Over the past decade, NTDs have increasingly received more attention as a global health priority, as tremendous progress towards elimination is being made.
However, the disruption of NTD programs typically caused by the COVID-19 pandemic highlighted the need for a sustainable response to these diseases, especially in terms of country ownership.
Dr Sultani Matendechero, Head of Kenya Public Health Institute during a three-day Global Summit on NTDs organized by the END Fund emphasized on the need for African countries to start being self-reliant in order to ensure a sustainable elimination of NTDs.
“We have to think of how we are going to start replacing external funding with progressive funding in order to have a sustainable program. This will prevent us from going back to zero,” he affirmed.
Some of the sustainable strategies Dr Matendechero suggested besides government funding, include sourcing for funding from philanthropists and local organizations through corporate social responsibility.
Moreover, the WHO have long called for increased country ownership—a major area of emphasis in WHO’s new NTD roadmap—and less reliance on external donor funding for NTD programs as a means of promoting sustainability.
In Rwanda for instance, the NTD interventions have been decentralized and integrated in villages under district coordination, and the ministry of health is responsible for 100% of the operational costs.
Moreover, the interventions are context specific, focuses on community empowerment, and are integrated in the available systems like teaching program, social gatherings, and local government structures to help push further the NTDs elimination agenda.
“Initially, the implementation program was vertical, operated by ministry of health, biomedical centres and hospitals. However, we realized there are other systems that could help strengthen the implementation of mass drug administration,” Jean Bosco, Acting Director for NTD and Out-patient Department unit at the Rwanda Biomedical Center explained during the Global NTD Summit.

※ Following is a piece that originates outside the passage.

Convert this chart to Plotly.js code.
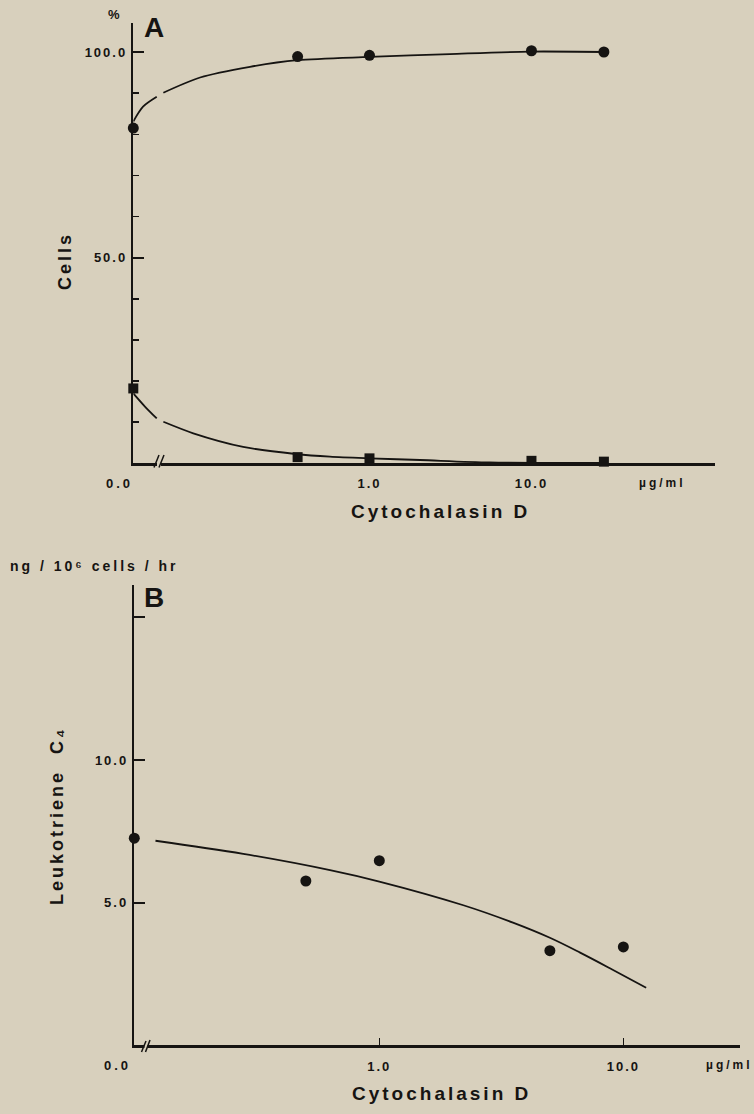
<!DOCTYPE html>
<html><head><meta charset="utf-8">
<script src="https://cdn.plot.ly/plotly-3.0.1.min.js"></script>
<style>
html,body{margin:0;padding:0;background:#d8d0bd;}
#chart{width:754px;height:1114px;}
svg text{letter-spacing:3px;}
.xtick text,.ytick text,.x2tick text,.y2tick text{letter-spacing:2px;}
</style></head><body><div id="chart"></div>
<script>
// ---------- Panel A data (% cells vs cytochalasin D, ug/ml) ----------
const doseA = [0, 0.36, 1, 10, 28];
const circlesA = [81.5, 98.9, 99.2, 100.3, 100.0];
const squaresA = [18.2, 1.5, 1.2, 0.6, 0.4];
const fitCircX = [0, 0.040, 0.0486, null, 0.0534, 0.090, 0.183, 0.36, 1.0, 3.14, 9.8, 28];
const fitCircY = [83.1, 86.7, 89.1, null, 90.1, 93.8, 96.4, 98.0, 98.8, 99.5, 100.1, 100.0];
const fitSqX = [0, 0.0411, 0.0486, null, 0.0534, 0.0817, 0.166, 0.35, 0.57, 1.0, 2.05, 5.5, 28];
const fitSqY = [17.0, 13.8, 10.9, null, 10.1, 7.3, 4.0, 2.26, 1.6, 1.2, 0.8, 0.2, 0.1];
const yTickValsA = [50, 100];
const yTickTextA = ['50.0', '100.0'];
const yMinorA = [10, 20, 30, 40, 60, 70, 80, 90];
const xTickValsA = [1, 10];
const xTickTextA = ['1.0', '10.0'];

// ---------- Panel B data (LTC4 ng/10^6 cells/hr) ----------
const doseB = [0, 0.5, 1, 5, 10];
const ltc4B = [7.26, 5.76, 6.47, 3.32, 3.45];
const fitBX = [0.121, 0.277, 0.628, 1.0, 2.21, 3.53, 5.0, 6.65, 9.0, 12.4];
const fitBY = [7.17, 6.71, 6.14, 5.74, 4.91, 4.30, 3.77, 3.25, 2.66, 2.02];
const yTickValsB = [5, 10];
const yTickTextB = ['5.0', '10.0'];
const yMinorB = [15];
const xTickValsB = [1, 10];
const xTickTextB = ['1.0', '10.0'];

// ---------- layout helpers ----------
const W = 754, H = 1114;
const px = v => v / W;
const py = v => 1 - v / H;
const INK = 'rgb(22,20,18)';
const BG = 'rgb(216,208,189)';
const FONT = 'Liberation Sans, DejaVu Sans, Arial, sans-serif';
const xRangeA = [-1.458, 2.133];
const xRangeB = [-1.004, 1.478];
const zeroTo = (arr, range) => arr.map(d => d === 0 ? Math.pow(10, range[0]) : d);

const traces = [
  {x: zeroTo(fitCircX, xRangeA), y: fitCircY, xaxis: 'x', yaxis: 'y', mode: 'lines',
   line: {color: INK, width: 1.8, shape: 'spline', smoothing: 0.8}, connectgaps: false, hoverinfo: 'skip', showlegend: false},
  {x: zeroTo(fitSqX, xRangeA), y: fitSqY, xaxis: 'x', yaxis: 'y', mode: 'lines',
   line: {color: INK, width: 1.8, shape: 'spline', smoothing: 0.8}, connectgaps: false, hoverinfo: 'skip', showlegend: false},
  {x: zeroTo(doseA, xRangeA), y: circlesA, xaxis: 'x', yaxis: 'y', mode: 'markers', cliponaxis: false,
   marker: {symbol: 'circle', size: 11, color: INK}, showlegend: false},
  {x: zeroTo(doseA, xRangeA), y: squaresA, xaxis: 'x', yaxis: 'y', mode: 'markers', cliponaxis: false,
   marker: {symbol: 'square', size: 10, color: INK}, showlegend: false},
  {x: fitBX, y: fitBY, xaxis: 'x2', yaxis: 'y2', mode: 'lines',
   line: {color: INK, width: 1.8, shape: 'spline', smoothing: 1}, hoverinfo: 'skip', showlegend: false},
  {x: zeroTo(doseB, xRangeB), y: ltc4B, xaxis: 'x2', yaxis: 'y2', mode: 'markers', cliponaxis: false,
   marker: {symbol: 'circle', size: 11, color: INK}, showlegend: false}
];

const tickFont = {family: FONT, size: 13, weight: 'bold', color: INK};
const baseAx = {showgrid: false, zeroline: false, showline: true, linecolor: INK, linewidth: 2.5,
  tickcolor: INK, tickfont: tickFont, fixedrange: true};

const layout = {
  width: W, height: H,
  margin: {l: 0, r: 0, t: 0, b: 0, pad: 0},
  paper_bgcolor: BG, plot_bgcolor: 'rgba(0,0,0,0)',
  showlegend: false,
  xaxis: Object.assign({}, baseAx, {type: 'log', domain: [px(133.3), px(715)], range: xRangeA,
    anchor: 'y', ticks: '', tickvals: xTickValsA, ticktext: xTickTextA, ticklabelstandoff: 7}),
  yaxis: Object.assign({}, baseAx, {domain: [py(463.3), py(23)], range: [0, 107.05], anchor: 'x',
    ticks: 'inside', ticklen: 11, tickwidth: 2, tickvals: yTickValsA, ticktext: yTickTextA, ticklabelstandoff: 1,
    minor: {tickvals: yMinorA, ticks: 'inside', ticklen: 6, tickwidth: 1.5, tickcolor: INK}}),
  xaxis2: Object.assign({}, baseAx, {type: 'log', domain: [px(134.3), px(740)], range: xRangeB,
    anchor: 'y2', ticks: 'inside', ticklen: 7, tickwidth: 1.5, tickvals: xTickValsB, ticktext: xTickTextB, ticklabelstandoff: 7}),
  yaxis2: Object.assign({}, baseAx, {domain: [py(1045.4), py(585)], range: [0, 16.13], anchor: 'x2',
    ticks: 'inside', ticklen: 11, tickwidth: 2, tickvals: yTickValsB, ticktext: yTickTextB, ticklabelstandoff: 1,
    minor: {tickvals: yMinorB, ticks: 'inside', ticklen: 11, tickwidth: 2, tickcolor: INK}}),
  shapes: [
    // axis break marks, panel A
    {type: 'rect', xref: 'paper', yref: 'paper', x0: px(157), x1: px(161), y0: py(466), y1: py(460), fillcolor: BG, line: {width: 0}},
    {type: 'line', xref: 'paper', yref: 'paper', x0: px(154), y0: py(467.5), x1: px(159), y1: py(455), line: {color: INK, width: 1.5}},
    {type: 'line', xref: 'paper', yref: 'paper', x0: px(159), y0: py(467.5), x1: px(164), y1: py(455), line: {color: INK, width: 1.5}},
    // axis break marks, panel B
    {type: 'rect', xref: 'paper', yref: 'paper', x0: px(144.5), x1: px(147.5), y0: py(1048), y1: py(1042.5), fillcolor: BG, line: {width: 0}},
    {type: 'line', xref: 'paper', yref: 'paper', x0: px(141.5), y0: py(1052), x1: px(146), y1: py(1041), line: {color: INK, width: 1.5}},
    {type: 'line', xref: 'paper', yref: 'paper', x0: px(145.5), y0: py(1052), x1: px(150), y1: py(1040), line: {color: INK, width: 1.5}}
  ],
  annotations: [
    {text: '%', x: px(115), y: py(15), font: {family: FONT, size: 13, weight: 'bold', color: INK}},
    {text: 'A', x: px(155), y: py(27), font: {family: FONT, size: 28, weight: 'bold', color: INK}},
    {text: 'Cells', x: px(65), y: py(261), textangle: -90, font: {family: FONT, size: 18, weight: 'bold', color: INK}},
    {text: '0.0', x: px(119), y: py(483), font: tickFont},
    {text: 'µg/ml', x: px(662), y: py(483), font: {family: FONT, size: 12, weight: 'bold', color: INK}},
    {text: 'Cytochalasin D', x: px(440), y: py(511), font: {family: FONT, size: 19, weight: 'bold', color: INK}},
    {text: 'ng / 10⁶ cells / hr', x: px(94), y: py(566), font: {family: FONT, size: 14, weight: 'bold', color: INK}},
    {text: 'B', x: px(155), y: py(597), font: {family: FONT, size: 28, weight: 'bold', color: INK}},
    {text: 'Leukotriene  C₄', x: px(57), y: py(815), textangle: -90, font: {family: FONT, size: 18, weight: 'bold', color: INK}},
    {text: '0.0', x: px(117), y: py(1065), font: tickFont},
    {text: 'µg/ml', x: px(729), y: py(1065), font: {family: FONT, size: 12, weight: 'bold', color: INK}},
    {text: 'Cytochalasin D', x: px(441), y: py(1093), font: {family: FONT, size: 19, weight: 'bold', color: INK}}
  ].map(a => Object.assign({xref: 'paper', yref: 'paper', showarrow: false, xanchor: 'center', yanchor: 'middle'}, a))
};

Plotly.newPlot('chart', traces, layout, {staticPlot: true, displayModeBar: false});
</script></body></html>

These include platforms at the village level like weekly social gatherings and parents evening forum, where socio-economic issues are discussed and the populations in the surrounding area meet together, were used as distribution sites and sensitization of the adult population.
“So we said why can’t we use these platforms to distribute drugs without investing any financial expense,” Bosco noted.
He further stated that they have also used teachers in the distribution of drugs to children instead of community drug distributors without extra payments, noting that integrating this in their teaching program consumes less time.
“This was very operational in 2021, where by June we achieved over 95% coverage of MDA,” he noted.
When the drugs arrive at the community level, he explained, they can be distributed to nearby schools, and once the MDA campaign is over, the remaining drugs are reported through the R-HMIS.
Rwanda also has a one health policy that commits to enhance collaboration of different actors of NTDs including stakeholders, partners working in water, sanitation and hygiene as well as agricultural sectors.
In addition, they also held maternal and child health week campaign, supported by the government and local partners.
The country has already eliminated some of the NTDs including the five skin NTDs as it is committed to eliminate NTDs as a public health problem by 2030.
“We are currently collecting evidence for WHO validation of their elimination,” he revealed.